Tuesday, March 4, 2008
Six Month Anniversary
Time is the greatest of con artists. We joke around with each other by saying, "hey, look over there," in a silly attempt to take a French fry, or to put a gum wrapper in the dupe's pocket. We do it knowing that they will see what we do, knowing that it's funny to pretend that the most intelligent creature on earth, presumably, could be dislocated from their personal awareness by a simple distraction across the room. "Oh, look at that girl!" Swipe.
We posture at how smart and wise we are, at how invincible to the ravishes of cunning we can be, but all the while a fearsome, abstract monster is slowly bleeding us. Time. The greatest con artist: You know he is stealing from you, and he tricks you over and over into thinking that he has left you alone, but over and over again you wise up to his ways. Nevertheless, you can do nothing about it. He says, "Oh no, you won't even know I'm around," but then six months later... six months have passed, and you could have sworn that those six months were merely a blink and a short nap.

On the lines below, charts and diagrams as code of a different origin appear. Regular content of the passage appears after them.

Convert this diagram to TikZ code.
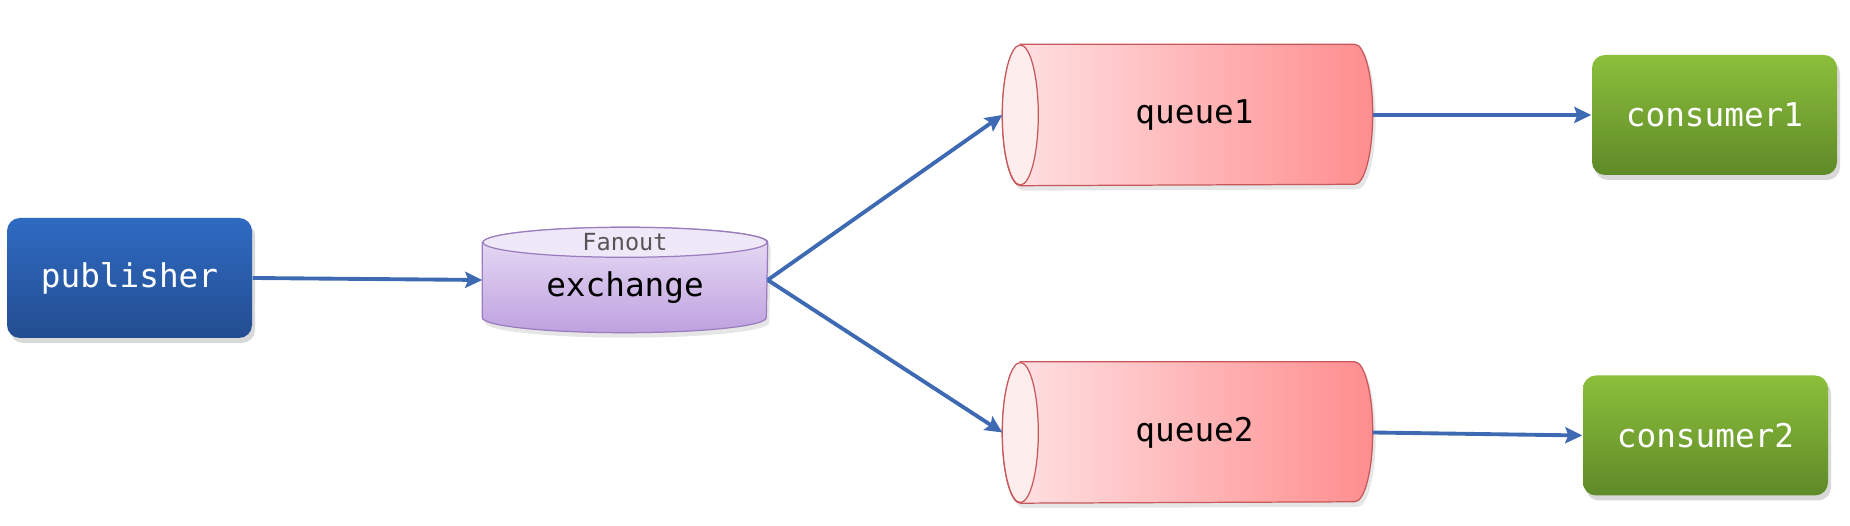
\documentclass[tikz,border=0pt]{standalone}
\usepackage{fontspec}
\setmonofont{DejaVu Sans Mono}
\usetikzlibrary{positioning,arrows.meta,shadows,backgrounds}
\definecolor{pubtop}{HTML}{2F6BC2}
\definecolor{pubbot}{HTML}{234D91}
\definecolor{contop}{HTML}{8CBF3B}
\definecolor{conbot}{HTML}{5E8A28}
\definecolor{exctop}{HTML}{EAE0F6}
\definecolor{excbot}{HTML}{BEA1DF}
\definecolor{exccap}{HTML}{EFE8F8}
\definecolor{excline}{HTML}{9B7DBE}
\definecolor{queleft}{HTML}{FFE3E5}
\definecolor{queright}{HTML}{FF8D8E}
\definecolor{quecap}{HTML}{FDEDED}
\definecolor{queline}{HTML}{C6575A}
\definecolor{carrow}{HTML}{3D6AB2}
\definecolor{cfan}{HTML}{555555}

\begin{document}
\begin{tikzpicture}[
  box/.style={rectangle, rounded corners=1.3mm, minimum width=24.5mm, minimum height=12mm,
              text=white, font=\ttfamily\fontsize{9.3}{11}\selectfont,
              drop shadow={shadow xshift=0.3mm, shadow yshift=-0.5mm, opacity=0.3}},
  pub/.style={box, top color=pubtop, bottom color=pubbot},
  con/.style={box, top color=contop, bottom color=conbot},
  qtext/.style={rectangle, inner sep=0pt, minimum width=33.3mm, minimum height=14mm,
                font=\ttfamily\fontsize{9.3}{11}\selectfont, text=black},
  etext/.style={rectangle, inner sep=0pt, minimum width=28.4mm, minimum height=7.4mm,
                text height=4mm, text depth=0.7mm,
                font=\ttfamily\fontsize{9.3}{11}\selectfont, text=black},
  fan/.style={inner sep=0pt, font=\ttfamily\fontsize{6.7}{8}\selectfont, text=cfan},
  qbody/.style={left color=queleft, right color=queright, draw=queline, line width=0.35pt,
                drop shadow={shadow xshift=0.3mm, shadow yshift=-0.5mm, opacity=0.2}},
  qcap/.style={fill=quecap, draw=queline, line width=0.35pt},
  ebody/.style={top color=exctop, bottom color=excbot, draw=excline, line width=0.35pt,
                drop shadow={shadow xshift=0.3mm, shadow yshift=-0.5mm, opacity=0.2}},
  ecap/.style={fill=exccap, draw=excline, line width=0.35pt},
  arr/.style={-{Stealth[length=1.7mm, width=1.6mm, inset=0.3mm]}, line width=1.1pt, carrow}
]
\useasboundingbox (0,0) rectangle (185mm,52.6mm);

% --- nodes ---
\node[pub] (pub) at (12.95mm,24.8mm) {publisher};
\node[etext] (ex) at (62.5mm,24.6mm) {exchange};
\node[fan] (fan) at (ex.north) {Fanout};
\node[qtext] (q1) at (118.75mm,41.1mm) {\hspace{1.4mm}queue1};
\node[qtext] (q2) at (118.75mm,9.35mm) {\hspace{1.4mm}queue2};
\node[con] (c1) at (171.45mm,41.1mm) {consumer1};
\node[con] (c2) at (170.55mm,9.05mm) {consumer2};

% --- cylinder bodies ---
\begin{scope}[on background layer]
  \shade[ebody] (ex.north west) -- (ex.south west)
    arc[start angle=180, end angle=360, x radius=14.2mm, y radius=1.5mm]
    -- (ex.north east) arc[start angle=0, end angle=180, x radius=14.2mm, y radius=1.5mm] -- cycle;
  \filldraw[ecap] (ex.north) ellipse[x radius=14.2mm, y radius=1.5mm];
  \foreach \q in {q1,q2} {
    \shade[qbody] (\q.north west) -- (\q.north east)
      arc[start angle=90, end angle=-90, x radius=1.8mm, y radius=7mm]
      -- (\q.south west) arc[start angle=270, end angle=90, x radius=1.8mm, y radius=7mm] -- cycle;
    \filldraw[qcap] (\q.west) ellipse[x radius=1.8mm, y radius=7mm];
  }
\end{scope}

% --- connectors ---
\draw[arr] (pub.east) -- (ex.west);
\draw[arr] (ex.east) -- ([xshift=-1.8mm]q1.west);
\draw[arr] (ex.east) -- ([xshift=-1.8mm]q2.west);
\draw[arr] ([xshift=1.8mm]q1.east) -- (c1.west);
\draw[arr] ([xshift=1.8mm]q2.east) -- (c2.west);

\end{tikzpicture}
\end{document}
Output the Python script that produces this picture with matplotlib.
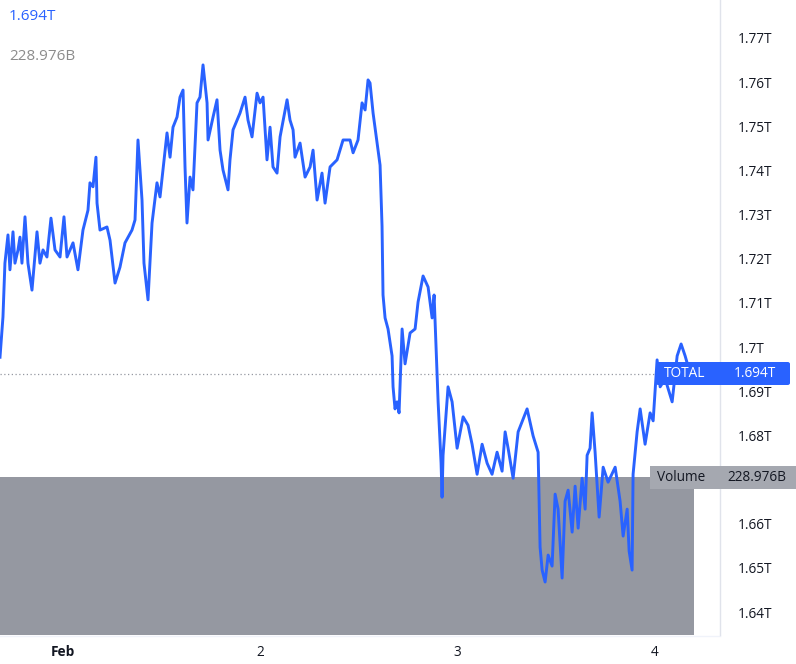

Well, today is the official half a year anniversary of my becoming a citizen of Israel. The tone of what I just wrote probably sounds non-celebratory, but don't mistake my thoughts on time for my attitude and perspective of my time here. That is the entire point, that time is a wily beast, striking when you least expect it. Hence, "time flies when you are having fun." Hence, I'm having a great time, I have been having a great time, and all of a sudden six months have passed! Wasn't it yesterday that I was playing Xbox with my brother? Wasn't it yesterday that I drove to the movies in my green Jeep?
This seems like some type of a milestone. I'm not sure what it's really symbolic of, whether it's permanence here, or that I endured some big hurdles in the transition inherent in moving 7,000 miles - and overcame valiantly. Or, maybe it means very little, and I'm just making a big to-do about nothing.
Whatever the case may be, I can report home in a positive manner: Doing well, got food, have friends, staying busy, will call.
So, you may be wondering what those pictures are doing here. The first two, of the railroad tracks, are disused French-built rail lines in Jerusalem (according to nabataea.net, a pretty neat site). In fact, on my short walk from the bus stop to the building where I have Hebrew class, I have to pass over these tracks. This area of town is right next to the old train station, a remnant of the Ottoman history of this place. I have unfortunately not taken a close look at the old station, which is actually rather large, and I plan to explore it ASAP. I've wanted to do that for three years.
I walk over these tracks every morning and every afternoon. The sun is still slanting across the new-born sky when I make this trek, and the silhouettes of the trees fall on the tracks in a way that makes the morning feel like eternity itself couldn't exist longer. Time stands still, if that's possible, and the shadows stretch away the weariness of night. I walk over these tracks, covered in moss and deteriorating for half a century of neglect, wondering how many pilgrims made their way to the Holy Land on them. This was the line from Jaffa to Jerusalem, so I wonder if Mark Twain would have found his way to the true City of God on this very spot, if he made his journey thirty years after he did. Would he still have seen the land as "a desolate country," or would the railroad have convinced him otherwise?
I wonder many things when the sun casts shadows on these tracks, and I can't help but smile at the beauty of the life that we so often take for granted. How many people walk over these tracks and aren't amazed at how old and historic they are, terrified of the tears and blood and rain that have washed away so many lives, at what a witness these tracks must be for the history of a nation and a people, at how symbolic it is that they have been paved over by the new asphalt roads, at how romantic the times used to be, before we lost our way in modernity.
I wonder many things in this city. In this country. My soul has yearned for many years to feel a part of something so surreal, to walk from the rigors of daily life into the ether of history, to let my mind not just wander to a distant land full of stories too fabulous to be true, but to let my mind walk that land and tread those fables. That's why I moved here, or at least that's one of the reasons; to wake up in the morning to my dreams, not from them.
The other picture below is somewhat humorous to me. I was walking home from class when I looked down, bewildered by a rush of nostalgia, and saw what had caused this remembrance. There was freshly cut grass along the paved sidewalk, which instinctively placed me back in my parent's house, six months previous, where I spent the summer as their lawn-boy. The smell of cut grass = my parent's yard. Can't say that living in a city hasn't been the hardest transition for me, I have to admit. I get along just fine in cities, but there's something easier about open fields, tiny villages, and nature's permeation.